The Krasnyi Bor dump site is a hazardous waste landfill site in Krasny Bor, Tosnensky District, Leningrad Oblast, Russia. The site is sometimes called the "chemical Chernobyl", due to the two million tons of chemical waste accumulated there.

==The site==
The Krasny Bor landfill is located about 30 km to the southeast of Saint Petersburg. The site, spanning 73 ha, was brought into use in 1970.

Two million tons of waste in Krasnyi Bor are stored in pools, many of which have no cover. The area is surrounded with barbed wire, but outside the fencing there is a channel, into which rain water and waste collects. With the rain and meltwater, poisons from the uncovered pools flow into this channel.
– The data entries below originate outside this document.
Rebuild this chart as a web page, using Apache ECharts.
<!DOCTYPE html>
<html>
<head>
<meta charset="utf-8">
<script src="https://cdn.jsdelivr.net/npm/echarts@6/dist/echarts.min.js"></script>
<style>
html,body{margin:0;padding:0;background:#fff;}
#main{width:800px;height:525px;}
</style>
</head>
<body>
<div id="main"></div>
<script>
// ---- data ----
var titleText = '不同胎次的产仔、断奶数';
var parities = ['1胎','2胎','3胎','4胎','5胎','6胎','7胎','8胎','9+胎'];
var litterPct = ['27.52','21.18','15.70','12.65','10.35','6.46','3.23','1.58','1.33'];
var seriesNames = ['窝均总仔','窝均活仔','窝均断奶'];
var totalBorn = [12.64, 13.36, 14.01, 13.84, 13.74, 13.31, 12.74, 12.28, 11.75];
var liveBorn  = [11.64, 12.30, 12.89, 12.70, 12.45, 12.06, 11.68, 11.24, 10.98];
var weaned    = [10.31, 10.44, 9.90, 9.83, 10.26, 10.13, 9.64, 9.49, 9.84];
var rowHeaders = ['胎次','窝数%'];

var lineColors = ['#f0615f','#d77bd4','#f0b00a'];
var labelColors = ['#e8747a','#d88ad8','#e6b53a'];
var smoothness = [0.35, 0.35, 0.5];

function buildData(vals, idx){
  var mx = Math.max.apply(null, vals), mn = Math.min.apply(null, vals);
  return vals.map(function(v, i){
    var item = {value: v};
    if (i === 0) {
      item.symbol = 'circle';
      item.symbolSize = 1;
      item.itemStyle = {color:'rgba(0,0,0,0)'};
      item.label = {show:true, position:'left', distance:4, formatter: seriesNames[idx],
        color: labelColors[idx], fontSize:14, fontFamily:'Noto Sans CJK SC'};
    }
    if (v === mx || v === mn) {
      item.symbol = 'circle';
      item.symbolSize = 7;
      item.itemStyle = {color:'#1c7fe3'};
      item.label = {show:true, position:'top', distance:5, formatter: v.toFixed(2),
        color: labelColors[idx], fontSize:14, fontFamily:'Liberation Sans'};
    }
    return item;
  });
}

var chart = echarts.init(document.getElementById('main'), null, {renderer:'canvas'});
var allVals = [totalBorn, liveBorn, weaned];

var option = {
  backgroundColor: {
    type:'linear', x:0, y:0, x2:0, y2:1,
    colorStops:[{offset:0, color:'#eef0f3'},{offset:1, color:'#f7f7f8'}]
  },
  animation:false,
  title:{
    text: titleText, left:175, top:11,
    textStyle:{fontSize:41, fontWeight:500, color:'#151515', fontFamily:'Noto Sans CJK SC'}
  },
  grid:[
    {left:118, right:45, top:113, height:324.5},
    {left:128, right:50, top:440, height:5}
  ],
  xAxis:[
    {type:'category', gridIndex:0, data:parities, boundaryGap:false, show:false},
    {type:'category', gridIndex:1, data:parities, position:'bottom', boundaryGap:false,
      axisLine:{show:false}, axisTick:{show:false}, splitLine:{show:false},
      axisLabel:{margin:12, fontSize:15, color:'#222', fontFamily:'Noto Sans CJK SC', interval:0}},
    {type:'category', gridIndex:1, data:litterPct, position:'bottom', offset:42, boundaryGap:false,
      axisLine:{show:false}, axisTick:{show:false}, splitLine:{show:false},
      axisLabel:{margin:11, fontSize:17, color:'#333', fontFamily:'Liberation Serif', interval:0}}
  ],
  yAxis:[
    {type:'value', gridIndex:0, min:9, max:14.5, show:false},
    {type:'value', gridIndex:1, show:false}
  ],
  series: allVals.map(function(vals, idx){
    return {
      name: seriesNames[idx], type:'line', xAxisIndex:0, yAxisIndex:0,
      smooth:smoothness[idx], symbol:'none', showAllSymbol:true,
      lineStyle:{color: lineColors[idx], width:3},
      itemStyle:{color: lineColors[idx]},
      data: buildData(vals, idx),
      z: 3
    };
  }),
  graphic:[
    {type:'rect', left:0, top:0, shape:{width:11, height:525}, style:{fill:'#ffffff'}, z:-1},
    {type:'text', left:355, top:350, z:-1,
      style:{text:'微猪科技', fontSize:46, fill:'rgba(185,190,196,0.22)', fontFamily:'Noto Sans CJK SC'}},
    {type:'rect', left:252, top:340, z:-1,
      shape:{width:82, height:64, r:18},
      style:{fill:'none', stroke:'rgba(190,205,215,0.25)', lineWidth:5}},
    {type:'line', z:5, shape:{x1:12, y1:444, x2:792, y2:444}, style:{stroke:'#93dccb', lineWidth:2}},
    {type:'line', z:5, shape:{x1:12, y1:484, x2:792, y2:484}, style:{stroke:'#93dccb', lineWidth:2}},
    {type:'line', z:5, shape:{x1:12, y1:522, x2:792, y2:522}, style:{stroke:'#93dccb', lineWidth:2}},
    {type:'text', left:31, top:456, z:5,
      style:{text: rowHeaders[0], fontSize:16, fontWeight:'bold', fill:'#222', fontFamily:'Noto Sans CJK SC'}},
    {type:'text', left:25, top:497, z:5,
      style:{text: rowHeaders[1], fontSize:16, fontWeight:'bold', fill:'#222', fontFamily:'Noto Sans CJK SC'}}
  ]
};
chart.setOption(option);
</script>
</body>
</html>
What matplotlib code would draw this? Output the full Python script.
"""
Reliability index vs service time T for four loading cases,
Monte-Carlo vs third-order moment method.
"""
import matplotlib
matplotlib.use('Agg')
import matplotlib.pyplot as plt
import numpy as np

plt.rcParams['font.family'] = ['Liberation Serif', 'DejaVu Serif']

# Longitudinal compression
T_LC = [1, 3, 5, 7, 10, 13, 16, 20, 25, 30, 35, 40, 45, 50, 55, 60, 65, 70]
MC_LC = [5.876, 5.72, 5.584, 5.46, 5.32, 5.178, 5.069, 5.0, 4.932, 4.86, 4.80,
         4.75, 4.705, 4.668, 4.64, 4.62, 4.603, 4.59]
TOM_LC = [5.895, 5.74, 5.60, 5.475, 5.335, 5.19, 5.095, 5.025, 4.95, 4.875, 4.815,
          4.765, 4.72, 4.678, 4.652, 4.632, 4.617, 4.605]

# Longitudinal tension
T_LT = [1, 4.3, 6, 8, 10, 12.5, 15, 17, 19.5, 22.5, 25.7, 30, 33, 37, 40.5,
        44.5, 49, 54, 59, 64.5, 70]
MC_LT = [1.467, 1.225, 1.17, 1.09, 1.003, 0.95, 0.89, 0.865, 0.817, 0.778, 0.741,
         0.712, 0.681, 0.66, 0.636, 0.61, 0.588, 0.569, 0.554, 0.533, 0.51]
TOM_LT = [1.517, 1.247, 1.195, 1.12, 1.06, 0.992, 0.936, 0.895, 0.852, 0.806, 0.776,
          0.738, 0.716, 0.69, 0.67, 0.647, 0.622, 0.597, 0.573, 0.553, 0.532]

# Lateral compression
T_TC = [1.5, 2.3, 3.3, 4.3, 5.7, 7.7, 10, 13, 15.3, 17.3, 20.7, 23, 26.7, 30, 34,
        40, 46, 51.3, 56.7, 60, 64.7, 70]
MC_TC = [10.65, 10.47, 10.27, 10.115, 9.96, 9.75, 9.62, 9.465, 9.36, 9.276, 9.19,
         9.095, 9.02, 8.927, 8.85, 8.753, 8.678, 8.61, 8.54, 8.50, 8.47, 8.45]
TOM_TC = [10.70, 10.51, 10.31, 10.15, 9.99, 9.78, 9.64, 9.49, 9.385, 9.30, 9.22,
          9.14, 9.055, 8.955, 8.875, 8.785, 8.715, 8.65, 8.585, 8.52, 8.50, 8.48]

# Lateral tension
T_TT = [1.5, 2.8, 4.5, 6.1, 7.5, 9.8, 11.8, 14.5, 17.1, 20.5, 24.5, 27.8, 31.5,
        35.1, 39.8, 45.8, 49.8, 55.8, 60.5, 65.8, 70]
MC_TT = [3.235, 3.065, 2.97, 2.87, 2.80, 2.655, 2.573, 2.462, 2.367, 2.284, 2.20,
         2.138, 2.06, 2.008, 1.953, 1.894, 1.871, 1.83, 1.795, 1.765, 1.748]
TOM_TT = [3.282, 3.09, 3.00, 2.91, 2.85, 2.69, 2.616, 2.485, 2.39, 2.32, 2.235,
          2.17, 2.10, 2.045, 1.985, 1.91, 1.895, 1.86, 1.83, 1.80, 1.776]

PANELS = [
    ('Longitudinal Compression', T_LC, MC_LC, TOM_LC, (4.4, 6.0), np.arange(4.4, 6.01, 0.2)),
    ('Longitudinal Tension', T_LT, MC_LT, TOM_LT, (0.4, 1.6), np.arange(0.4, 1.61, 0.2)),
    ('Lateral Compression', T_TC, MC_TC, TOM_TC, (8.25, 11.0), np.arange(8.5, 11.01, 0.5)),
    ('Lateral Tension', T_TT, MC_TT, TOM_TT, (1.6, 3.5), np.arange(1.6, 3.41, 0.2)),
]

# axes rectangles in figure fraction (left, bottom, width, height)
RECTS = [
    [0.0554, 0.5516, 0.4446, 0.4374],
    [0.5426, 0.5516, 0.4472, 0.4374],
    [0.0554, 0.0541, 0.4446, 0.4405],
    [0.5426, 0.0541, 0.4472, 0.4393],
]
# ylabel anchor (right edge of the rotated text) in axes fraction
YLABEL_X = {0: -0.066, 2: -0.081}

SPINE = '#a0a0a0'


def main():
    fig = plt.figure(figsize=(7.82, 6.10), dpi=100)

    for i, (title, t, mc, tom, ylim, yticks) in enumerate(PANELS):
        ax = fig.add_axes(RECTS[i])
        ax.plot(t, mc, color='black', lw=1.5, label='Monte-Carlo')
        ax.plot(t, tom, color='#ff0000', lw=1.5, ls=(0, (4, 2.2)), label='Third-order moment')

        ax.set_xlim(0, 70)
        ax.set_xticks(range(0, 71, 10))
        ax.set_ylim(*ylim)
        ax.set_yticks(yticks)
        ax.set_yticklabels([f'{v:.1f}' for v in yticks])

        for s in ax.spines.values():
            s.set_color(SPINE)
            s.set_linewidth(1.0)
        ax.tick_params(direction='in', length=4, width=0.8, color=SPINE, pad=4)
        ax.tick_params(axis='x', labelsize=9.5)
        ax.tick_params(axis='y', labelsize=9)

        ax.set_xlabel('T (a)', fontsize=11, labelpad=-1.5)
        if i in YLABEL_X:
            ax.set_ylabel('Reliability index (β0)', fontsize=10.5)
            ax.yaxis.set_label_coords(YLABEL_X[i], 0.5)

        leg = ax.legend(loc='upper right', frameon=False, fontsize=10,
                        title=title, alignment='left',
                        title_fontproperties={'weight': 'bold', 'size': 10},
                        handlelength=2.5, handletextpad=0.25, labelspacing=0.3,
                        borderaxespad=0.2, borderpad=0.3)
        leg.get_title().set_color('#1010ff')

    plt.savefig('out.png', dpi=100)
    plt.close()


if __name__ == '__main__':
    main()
The facility is formally under the authority of St. Petersburg.

Next to the dumping site there are two rivers, the Izhora River and the Tosna River, which empty into the Neva River.
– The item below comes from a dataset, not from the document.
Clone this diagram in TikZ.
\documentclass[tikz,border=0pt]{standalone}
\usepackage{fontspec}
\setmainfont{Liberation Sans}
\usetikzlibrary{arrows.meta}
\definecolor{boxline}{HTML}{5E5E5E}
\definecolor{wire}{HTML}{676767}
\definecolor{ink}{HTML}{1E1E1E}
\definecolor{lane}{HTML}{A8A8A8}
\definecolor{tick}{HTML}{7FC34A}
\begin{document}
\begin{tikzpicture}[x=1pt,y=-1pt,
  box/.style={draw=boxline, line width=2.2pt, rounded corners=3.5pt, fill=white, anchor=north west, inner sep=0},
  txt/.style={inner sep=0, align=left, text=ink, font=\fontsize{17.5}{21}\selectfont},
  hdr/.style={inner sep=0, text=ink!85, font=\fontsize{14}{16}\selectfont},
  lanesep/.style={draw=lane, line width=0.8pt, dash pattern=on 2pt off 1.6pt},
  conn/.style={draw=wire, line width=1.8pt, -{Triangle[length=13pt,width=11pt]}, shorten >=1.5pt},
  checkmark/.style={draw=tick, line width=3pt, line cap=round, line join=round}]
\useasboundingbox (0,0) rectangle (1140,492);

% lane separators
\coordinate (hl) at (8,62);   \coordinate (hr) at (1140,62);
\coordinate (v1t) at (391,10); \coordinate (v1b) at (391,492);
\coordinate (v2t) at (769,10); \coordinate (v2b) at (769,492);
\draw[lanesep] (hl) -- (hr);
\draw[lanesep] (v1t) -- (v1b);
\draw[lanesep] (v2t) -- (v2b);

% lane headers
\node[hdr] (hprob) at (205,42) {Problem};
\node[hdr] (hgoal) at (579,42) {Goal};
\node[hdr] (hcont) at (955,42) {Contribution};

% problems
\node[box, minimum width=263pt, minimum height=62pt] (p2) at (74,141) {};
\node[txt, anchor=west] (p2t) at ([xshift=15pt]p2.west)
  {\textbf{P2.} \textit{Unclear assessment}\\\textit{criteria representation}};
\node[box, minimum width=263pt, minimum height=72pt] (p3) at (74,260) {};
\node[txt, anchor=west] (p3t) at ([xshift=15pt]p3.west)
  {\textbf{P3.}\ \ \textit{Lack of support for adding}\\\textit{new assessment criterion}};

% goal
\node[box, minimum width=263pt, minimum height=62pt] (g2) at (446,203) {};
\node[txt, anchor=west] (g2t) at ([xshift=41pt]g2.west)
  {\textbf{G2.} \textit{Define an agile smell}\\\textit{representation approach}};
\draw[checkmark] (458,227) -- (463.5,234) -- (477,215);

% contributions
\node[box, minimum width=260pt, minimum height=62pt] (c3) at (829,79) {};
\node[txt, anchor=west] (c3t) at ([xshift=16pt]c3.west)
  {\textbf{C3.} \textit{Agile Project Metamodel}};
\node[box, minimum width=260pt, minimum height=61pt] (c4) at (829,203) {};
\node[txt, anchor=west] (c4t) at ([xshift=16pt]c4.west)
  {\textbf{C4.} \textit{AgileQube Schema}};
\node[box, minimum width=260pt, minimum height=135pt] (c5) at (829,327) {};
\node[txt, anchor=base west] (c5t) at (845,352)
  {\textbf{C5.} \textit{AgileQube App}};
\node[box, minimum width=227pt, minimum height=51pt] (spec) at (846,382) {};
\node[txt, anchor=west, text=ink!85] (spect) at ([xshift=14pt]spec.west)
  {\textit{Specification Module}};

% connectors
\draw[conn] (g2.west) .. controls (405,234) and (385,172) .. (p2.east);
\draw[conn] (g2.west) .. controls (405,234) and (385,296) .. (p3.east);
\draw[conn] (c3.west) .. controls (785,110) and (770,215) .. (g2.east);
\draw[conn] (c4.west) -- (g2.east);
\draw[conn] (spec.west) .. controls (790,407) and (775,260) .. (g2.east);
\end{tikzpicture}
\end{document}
==Environmental concerns==
In 2018, the site was characterized as a "dangerous environmental bomb" by Russia's presidential envoy in the Northwestern Federal District, Alexander Beglov. The Baltic Marine Environment Protection Commission (HELCOM) has called it as a particularly polluted area, which will present a serious threat to the Baltic Sea. If waters from the Krasnyi Bor pools should escape, or if the dykes should break, the hazardous waste will end up in the Gulf of Finland. In early March 2016, such a dyke did break, but the leak was detected and blocked up quickly.

The machinery of the facility is old, it is inefficient, and according to former head of the facility Kolyakov, if functions only when the temperature is not freezing. In addition to this, problems are caused by the fact that the wasted has been dumped into the pools without any kind of separation of the waste materials.

In the spring of 2016, Helsingin Sanomat reported that the Krasnyi Bor dumping site was in a critical state, as the pools containing industrial waste were almost full. The situation is dangerous for the city of St. Petersburg, too, since it takes it water supply from the Neva, below the place where the Izhora River empties into it.

In March 2016, Helsingin Sanomat took samples of the water near the dumping ground. The following substances were found in a ditch near it: PCB compounds, cadmium, heavy metals, cyanide, arsenic, as well as the pesticide HCH, signs of solvents and pesticides such as the herbicide MCPA. It has also been claimed that the dumping site contains radioactive waste. The authorities of St. Petersburg claim that all this is false and without basis.

The head of the harmful waste from the Finnish Environment Institute SYKE, Jaakko Mannio says that the fact that hazardous substances were found outside the dumping site is an indication of a leak.

The problems of the dumping site were publicized by the former director Viktor Kolyakov, who was dismissed five months after the revelations. After this, the city of St. Petersburg has threatened to have him prosecuted for “spreading unfounded information.”

The Russian State Prosecutor office has investigated the functioning of the dumping site in 2016. Kolyakov's predecessor is suspected of having exceeded his authority. Connected to the dumping site, there are also cases pending concerning stealing funds from budget of the city of St. Petersburg.

In 2015, the city of St. Petersburg wanted to build an incinerator, which would have been designed by a Russian daughter company of the Finnish consulting and engineering company Pöyry. However, the residents and politicians of the Leningrad Oblast were opposed to the idea of waste being incinerated there, and the plan came to naught. The city has no alternative plan of how to process the waste.